Problem details: Reproduce nothing but the lines from the start of the material through the line that includes "['Standard', 'Smallest\nRemoved', 'Random\nRemoved'];", both ends included, and omit every picture.

+ + + +

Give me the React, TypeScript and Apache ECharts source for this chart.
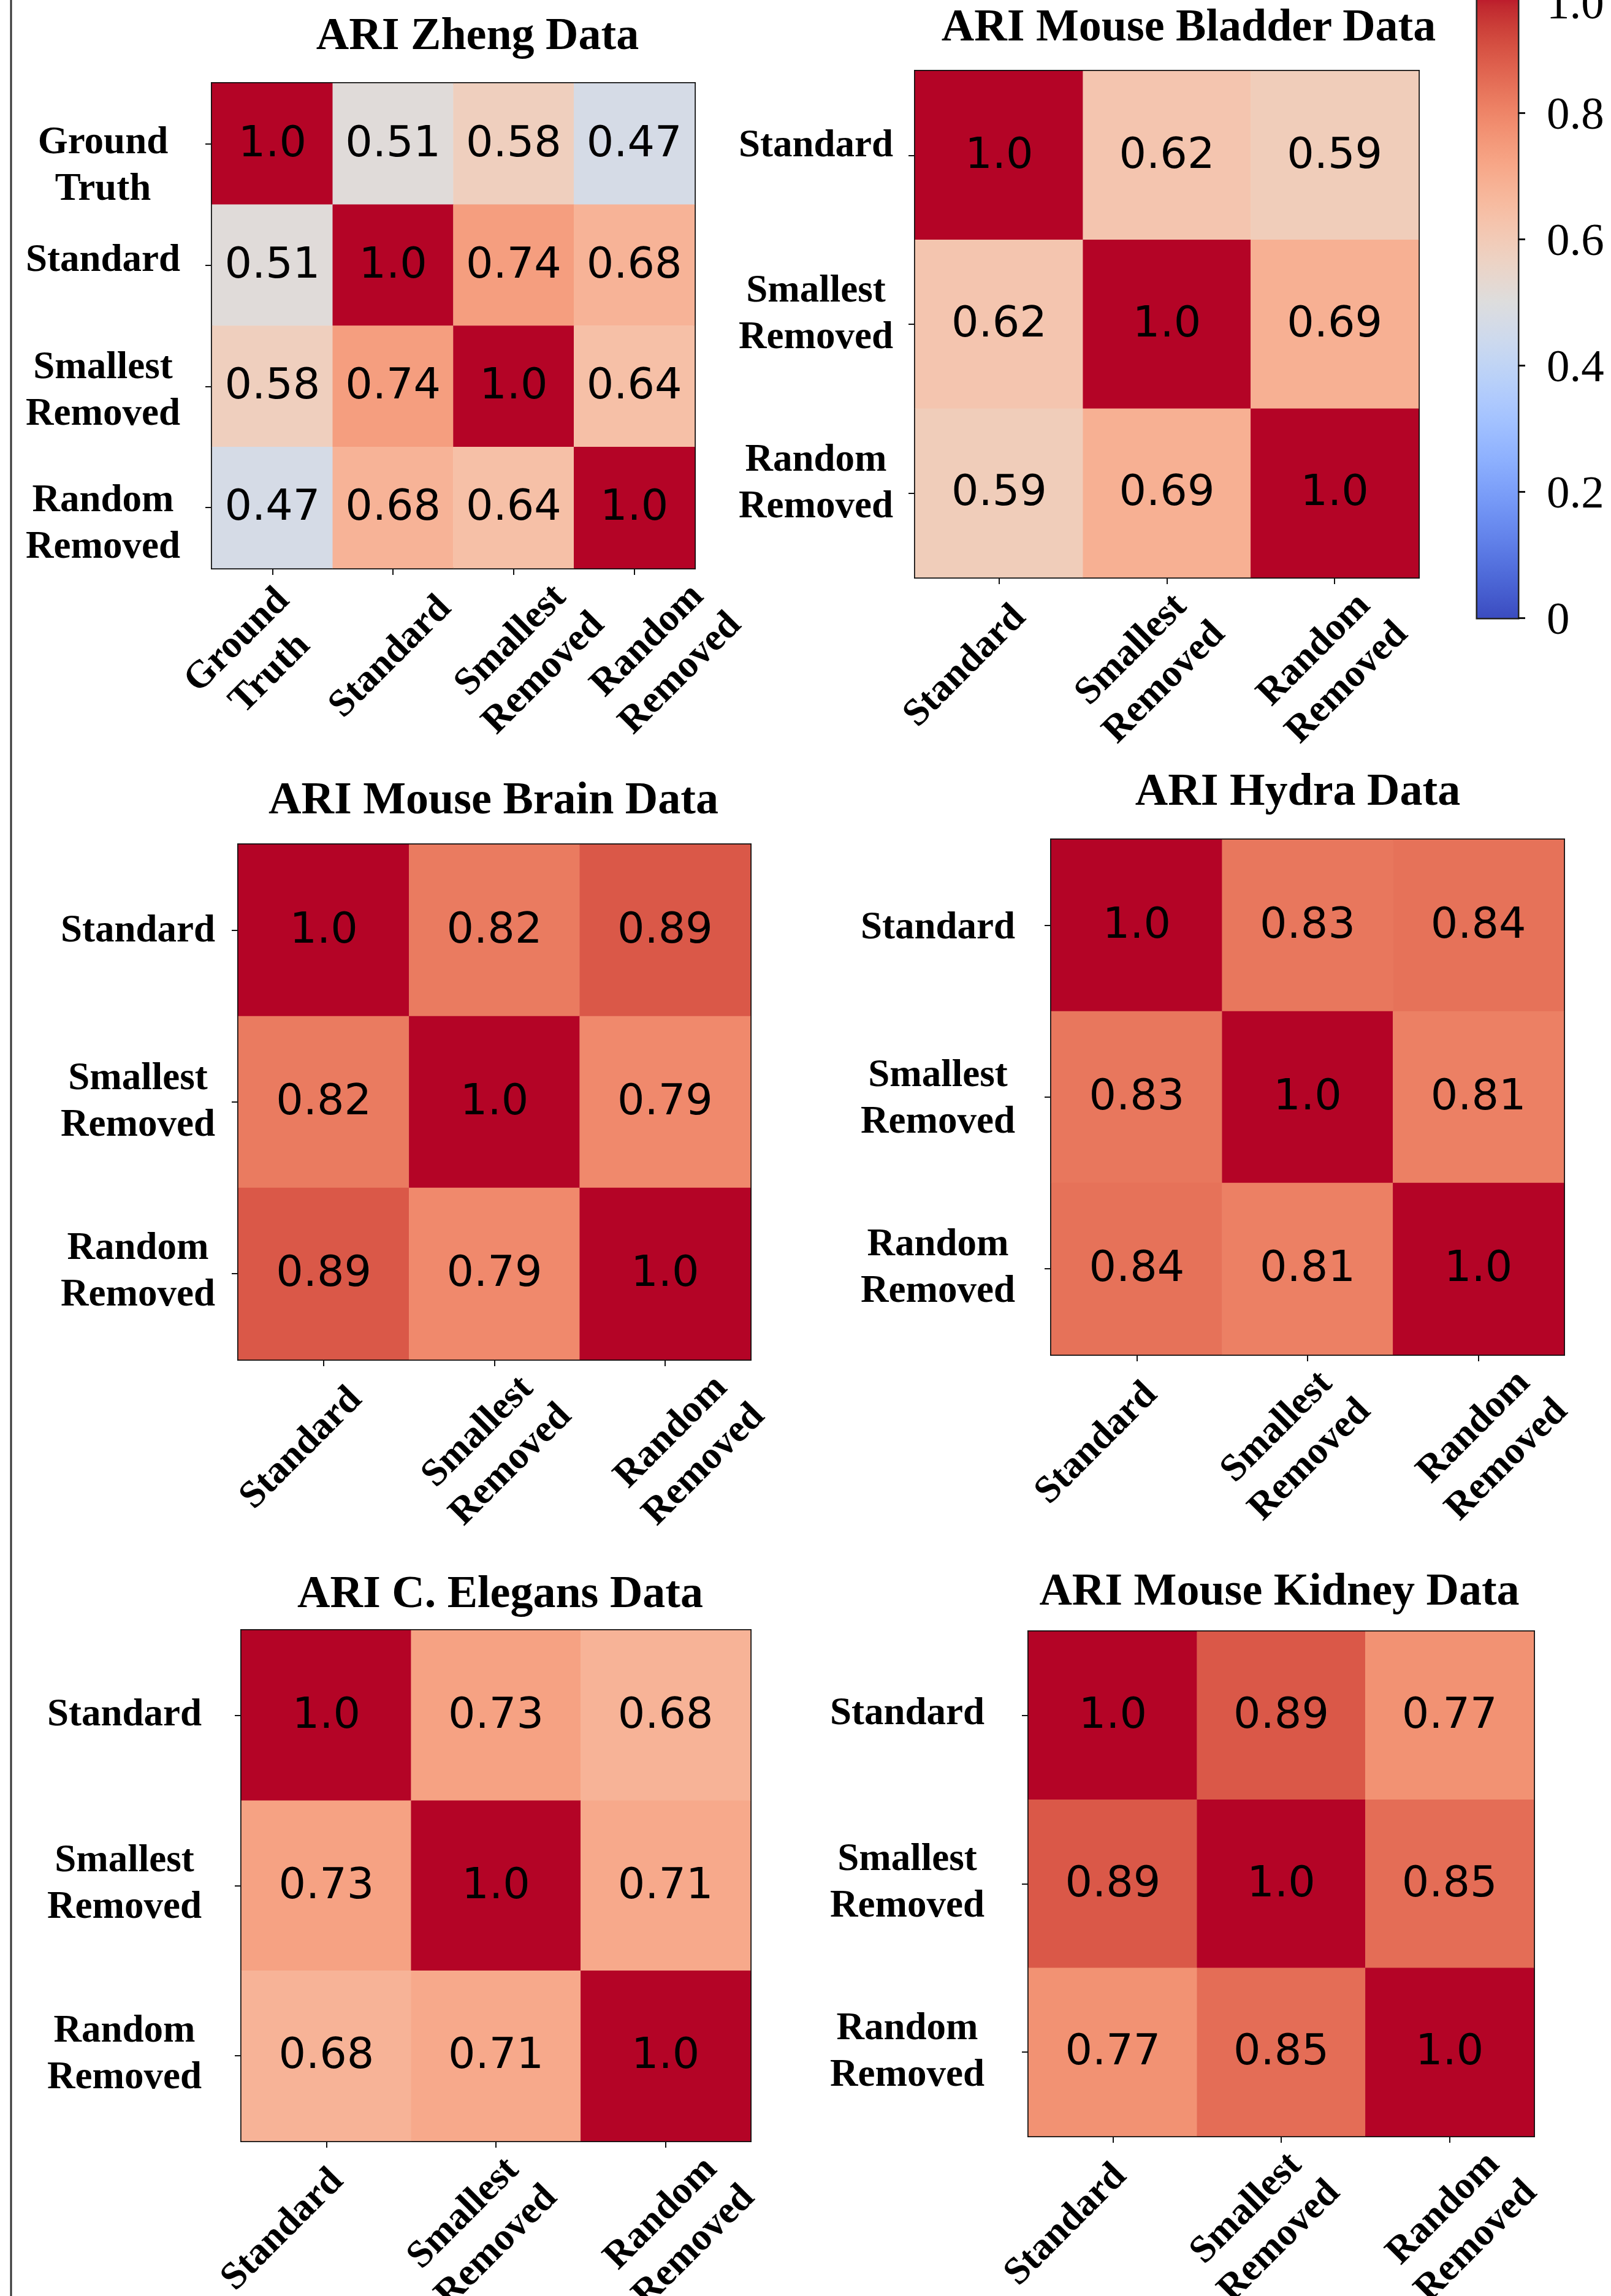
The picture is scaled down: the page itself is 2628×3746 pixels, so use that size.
import React, { useEffect, useRef } from 'react';
import * as echarts from 'echarts';

// ---------------- DATA ----------------
const zhengCategories = ['Ground\nTruth', 'Standard', 'Smallest\nRemoved', 'Random\nRemoved'];
const methodCategories = ['Standard', 'Smallest\nRemoved', 'Random\nRemoved'];

const zhengValues = [
  [1.0, 0.51, 0.58, 0.47],
  [0.51, 1.0, 0.74, 0.68],
  [0.58, 0.74, 1.0, 0.64],
  [0.47, 0.68, 0.64, 1.0],
];
const bladderValues = [
  [1.0, 0.62, 0.59],
  [0.62, 1.0, 0.69],
  [0.59, 0.69, 1.0],
];
const brainValues = [
  [1.0, 0.82, 0.89],
  [0.82, 1.0, 0.79],
  [0.89, 0.79, 1.0],
];
const hydraValues = [
  [1.0, 0.83, 0.84],
  [0.83, 1.0, 0.81],
  [0.84, 0.81, 1.0],
];
const elegansValues = [
  [1.0, 0.73, 0.68],
  [0.73, 1.0, 0.71],
  [0.68, 0.71, 1.0],
];
const kidneyValues = [
  [1.0, 0.89, 0.77],
  [0.89, 1.0, 0.85],
  [0.77, 0.85, 1.0],
];

const panelTitles = [
  'ARI Zheng Data',
  'ARI Mouse Bladder Data',
  'ARI Mouse Brain Data',
  'ARI Hydra Data',
  'ARI C. Elegans Data',
  'ARI Mouse Kidney Data',
];
const panelCategories = [
  zhengCategories,
  methodCategories,
  methodCategories,
  methodCategories,
  methodCategories,
  methodCategories,
];
const panelValues = [zhengValues, bladderValues, brainValues, hydraValues, elegansValues, kidneyValues];

const colorbarMin = 0;
const colorbarMax = 1;
const colorbarStep = 0.2;

// matplotlib "coolwarm" colormap stops (0 -> 1)
const coolwarm = [
  '#3b4cc0', '#445acc', '#4d68d7', '#5775e1', '#6282ea', '#6c8ef1', '#779af7', '#82a5fb',
  '#8db0fe', '#98b9ff', '#a3c2ff', '#aec9fd', '#b8d0f9', '#c2d5f4', '#ccd9ee', '#d5dbe6',
  '#dddddd', '#e5d8d1', '#ecd3c5', '#f1ccb9', '#f5c4ad', '#f7bba0', '#f7b194', '#f7a687',
  '#f49a7b', '#f18d6f', '#ec7f63', '#e57058', '#de604d', '#d55042', '#cb3e38', '#c0282f',
  '#b40426',
];

// ---------------- LAYOUT ----------------
const W = 2628;
const H = 3746;
const layouts = [
  { left: 346, top: 136, width: 787, height: 791, titleX: 779, titleY: 55, yMargin: 178, yDy: [32, -12, 4, 23], spread: 0.134, shift: 6 },
  { left: 1493, top: 116, width: 821, height: 826, titleX: 1939, titleY: 41, yMargin: 162, yDy: [-20, -20, -19], spread: 0.09, shift: -34 },
  { left: 389, top: 1378, width: 835, height: 840, titleX: 805, titleY: 1302, yMargin: 164, yDy: [-3, -4, -7], spread: 0.132, shift: -3 },
  { left: 1715, top: 1370, width: 836, height: 840, titleX: 2117, titleY: 1288, yMargin: 185, yDy: [0, -1, -5], spread: 0.153, shift: -26 },
  { left: 394, top: 2660, width: 830, height: 833, titleX: 816, titleY: 2597, yMargin: 191, yDy: [-5, -7, -6], spread: 0.164, shift: -29 },
  { left: 1678, top: 2662, width: 824, height: 823, titleX: 2087, titleY: 2593, yMargin: 198, yDy: [-7, -6, -4], spread: 0.17, shift: -33 },
];
const colorbarLayout = { left: 2410, top: -22, width: 66, height: 1030, topLabelDrop: 26 };

const SERIF = '"Liberation Serif", "Times New Roman", serif';
const SANS = '"DejaVu Sans", sans-serif';
const LABEL_SIZE = 63;
const LABEL_LINE = 76;
const CB_LABEL_SIZE = 75;

const labelFont = {
  fontFamily: SERIF,
  fontWeight: 'bold',
  fontSize: LABEL_SIZE,
  lineHeight: LABEL_LINE,
  color: '#000',
};

export default function App() {
  const ref = useRef<HTMLDivElement>(null);

  useEffect(() => {
    if (!ref.current) return;
    const chart = echarts.init(ref.current, null, { renderer: 'svg' });

    const n = layouts.length;
    const grids: any[] = [];
    const xAxes: any[] = [];
    const yAxes: any[] = [];
    const series: any[] = [];
    const graphics: any[] = [];

    // heatmap grids 0..n-1
    layouts.forEach((L, i) => {
      grids.push({
        left: L.left,
        top: L.top,
        width: L.width,
        height: L.height,
        show: true,
        borderColor: '#111',
        borderWidth: 4,
        backgroundColor: 'transparent',
        containLabel: false,
        outerBoundsMode: 'none',
      });
      xAxes.push({
        type: 'category',
        gridIndex: i,
        data: panelCategories[i],
        position: 'bottom',
        axisLine: { show: false },
        axisTick: { show: true, alignWithLabel: true, length: 11, lineStyle: { color: '#111', width: 2 } },
        axisLabel: { show: false },
        splitLine: { show: false },
      });

      // rich styles: text lines + per-row spacer that nudges the centred block up/down
      const rich: any = { t: { ...labelFont, align: 'center' } };
      L.yDy.forEach((d, k) => {
        const h = Math.max(2, Math.abs(d) * 2);
        rich['s' + k] = { fontSize: 2, height: h, lineHeight: h, align: 'center', color: 'transparent' };
      });
      yAxes.push({
        type: 'category',
        gridIndex: i,
        data: panelCategories[i],
        inverse: true,
        position: 'left',
        axisLine: { show: false },
        axisTick: { show: true, alignWithLabel: true, length: 11, lineStyle: { color: '#111', width: 2 } },
        axisLabel: {
          show: true,
          interval: 0,
          margin: L.yMargin,
          align: 'center',
          verticalAlign: 'middle',
          ...labelFont,
          rich,
          formatter: (value: string, idx: number) => {
            const body = String(value)
              .split('\n')
              .map((s) => `{t|${s}}`)
              .join('\n');
            const d = L.yDy[idx] || 0;
            if (Math.abs(d) < 1) return body;
            const sp = `{s${idx}| }`;
            return d > 0 ? `${sp}\n${body}` : `${body}\n${sp}`;
          },
        },
        splitLine: { show: false },
      });
      const data: any[] = [];
      panelValues[i].forEach((row, r) => row.forEach((v, c) => data.push([c, r, v])));
      series.push({
        type: 'heatmap',
        xAxisIndex: i,
        yAxisIndex: i,
        data,
        itemStyle: { borderWidth: 0 },
        emphasis: { disabled: true },
        label: {
          show: true,
          formatter: (p: any) => Number(p.value[2]).toPrecision(2),
          fontFamily: SANS,
          fontSize: 70,
          color: '#000',
          textBorderWidth: 0,
          offset: [0, -4],
        },
      });
      graphics.push({
        type: 'text',
        x: L.titleX,
        y: L.titleY,
        style: {
          text: panelTitles[i],
          fontFamily: SERIF,
          fontWeight: 'bold',
          fontSize: 74,
          fill: '#000',
          align: 'center',
          verticalAlign: 'middle',
        },
      });
    });

    // label grids n..2n-1 (x tick labels)
    layouts.forEach((L, i) => {
      const w = L.width * (1 + L.spread);
      grids.push({
        left: L.left + L.shift - (w - L.width) / 2,
        top: L.top,
        width: w,
        height: L.height,
        show: false,
        containLabel: false,
        outerBoundsMode: 'none',
      });
      xAxes.push({
        type: 'category',
        gridIndex: n + i,
        data: panelCategories[i],
        position: 'bottom',
        axisLine: { show: false },
        axisTick: { show: false },
        axisLabel: {
          show: true,
          interval: 0,
          rotate: 45,
          margin: 142,
          align: 'center',
          verticalAlign: 'middle',
          ...labelFont,
        },
        splitLine: { show: false },
      });
      yAxes.push({
        type: 'value',
        gridIndex: n + i,
        show: false,
      });
    });

    // colorbar grid
    const cbIndex = 2 * n;
    grids.push({
      left: colorbarLayout.left,
      top: colorbarLayout.top,
      width: colorbarLayout.width,
      height: colorbarLayout.height,
      show: true,
      borderColor: '#222',
      borderWidth: 5,
      backgroundColor: 'transparent',
      containLabel: false,
      outerBoundsMode: 'none',
    });
    xAxes.push({
      type: 'category',
      gridIndex: cbIndex,
      data: ['colorbar'],
      show: false,
    });
    const cbFont = { fontFamily: SERIF, fontSize: CB_LABEL_SIZE, color: '#000' };
    yAxes.push({
      type: 'value',
      gridIndex: cbIndex,
      min: colorbarMin,
      max: colorbarMax,
      interval: colorbarStep,
      position: 'right',
      axisLine: { show: false },
      axisTick: { show: true, length: 12, lineStyle: { color: '#111', width: 3 } },
      axisLabel: {
        show: true,
        margin: 47,
        ...cbFont,
        rich: {
          n: { ...cbFont },
          top: { ...cbFont, padding: [colorbarLayout.topLabelDrop * 2, 0, 0, 0] },
        },
        formatter: (v: number) => {
          if (v === 0) return '{n|0}';
          if (Math.abs(v - colorbarMax) < 1e-9) return `{top|${v.toFixed(1)}}`;
          return `{n|${v.toFixed(1)}}`;
        },
      },
      splitLine: { show: false },
    });
    const gradStops = coolwarm.map((c, k) => ({ offset: k / (coolwarm.length - 1), color: c }));
    series.push({
      type: 'bar',
      xAxisIndex: cbIndex,
      yAxisIndex: cbIndex,
      data: [colorbarMax],
      barWidth: '100%',
      barCategoryGap: '0%',
      silent: true,
      itemStyle: { color: new echarts.graphic.LinearGradient(0, 1, 0, 0, gradStops) },
    });

    // left rule
    graphics.push({
      type: 'line',
      shape: { x1: 18, y1: 0, x2: 18, y2: H },
      style: { stroke: '#333', lineWidth: 3 },
    });

    chart.setOption({
      animation: false,
      backgroundColor: '#ffffff',
      textStyle: { fontFamily: SERIF },
      grid: grids,
      xAxis: xAxes,
      yAxis: yAxes,
      visualMap: {
        type: 'continuous',
        min: colorbarMin,
        max: colorbarMax,
        show: false,
        dimension: 2,
        seriesIndex: layouts.map((_, i) => i),
        inRange: { color: coolwarm },
      },
      series,
      graphic: graphics,
    });

    return () => chart.dispose();
  }, []);

  return (
    <div
      ref={ref}
      style={{ position: 'absolute', left: 0, top: 0, width: W, height: H, background: '#fff' }}
    />
  );
}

+ + + +

Response below:
Give me the React, TypeScript and Apache ECharts source for this chart.
The picture is scaled down: the page itself is 2628×3746 pixels, so use that size.
import React, { useEffect, useRef } from 'react';
import * as echarts from 'echarts';

// ---------------- DATA ----------------
const zhengCategories = ['Ground\nTruth', 'Standard', 'Smallest\nRemoved', 'Random\nRemoved'];
const methodCategories = ['Standard', 'Smallest\nRemoved', 'Random\nRemoved'];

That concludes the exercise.